Incidentally, in what could be such first incident in the state, Eliza Fernandes, a teacher from a city-based school, was recently sentenced by the Goa Children’s Court to one-year simple imprisonment with a fine of Rs 1 lakh for physically and psychologically abusing a two-and-a-half-year-old student of the school in 2012.

Coming out with the information related to the recent cases of corporal punishment meted out to students in local schools, which were handled by the department of education, a senior official of the department said that since 2014, two such cases came up before the department.

CASE 1 (2015): A drawing teacher from the department of art and culture was teaching in the class of a  Pissurlem-based high school when two boy students started fighting with each other.

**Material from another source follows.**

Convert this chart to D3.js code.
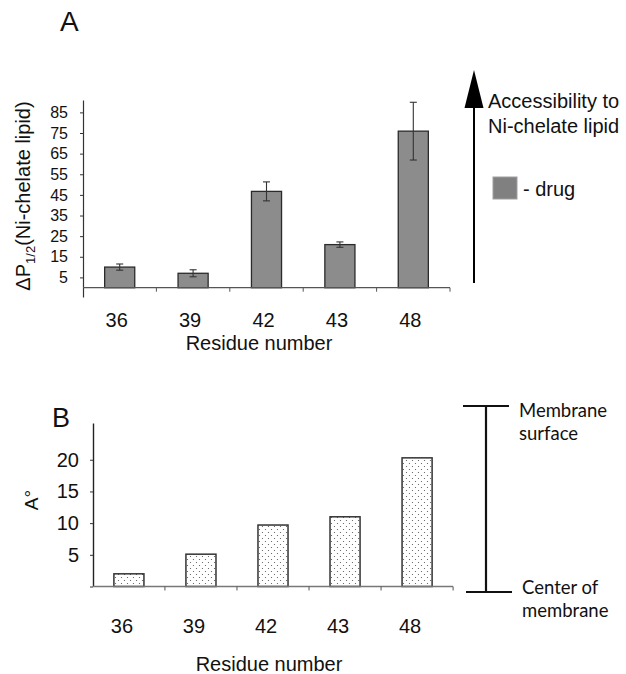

When the teacher went to mediate, he was roughly pushed aside. Just then, the headmaster of the school who was passing by the particular class got the classroom and lashed the students with a stick.

CASE 2 (2014): A music teacher in a Keri-based high school slapped on the upper arm of a girl student when she slammed a door, which resulted in hurting the fingers of a fellow student.

The DoE official, who inquired both these cases, said that both these cases incidentally took place in schools located in the Sattari taluka, and both the involved schools were government schools.

“The department of education had to hear our the cases since the institutions were government schools, and the director of education is the appointing/disciplinary authority for such schools,” the official added, stating that whenever such complaints are received it is mandatory for the police to take up these cases, as the police are competent authorities to collect the related evidence, including getting the medical examination of the victim done.

“In case 1, when the medical examination of the boys were carried out, no marks of the lashes were found, and further it was established that a burn-mark found on a student was due to some other incident,” the DoE official claimed pointing out that the local sarpanch and local media tried to fuel the incident, but the case was dismissed due to lack of evidence.

“In case 2, the matter is still under prosecution,” it was informed.

The DoE official said that when the institution is an aided school, the chairman of the school managing committee is the appointing/ disciplinary authority and hears the cases of corporal punishment.

“However, if the chairman decides to suspend the teacher involved in corporal punishment, he or she will have to approach the director of education, who in turn then listens to both involved parties before deciding the matter,” the official noted. “And then if the institution is a non-aided school then the aggrieved party – mostly parents of the ‘victim’ child – approach the legal authorities such as Goa Children’s Court and Goa State Commission for Protection of Child Rights,” it was informed, “And although the commission is only a recommending body and cannot pass verdicts it has done so in the past on few occasions.”

Incidentally, the Goa Children’s Act and the Goa, Daman, and Diu School Education Rules, 1986 have both banned corporal punishment in schools.

On a parting note, the DoE official said that he has also encountered a parent – a native from Rajasthan – who mercilessly slapped his son studying in a Goan school before the teacher for some mistake, and further remarked that his own teachers in Rajasthan used to beat the students in order to discipline them.

Although the old saying, ‘Spare the rod and spoil the child’ is no longer the guiding force for teachers and statistics shows drop in the cases of corporal punishment in Goan schools, there could still be few such incidents taking place and going unnoticed, especially if the students are from the lower class, or their parents afraid to take up the matter with the authorities.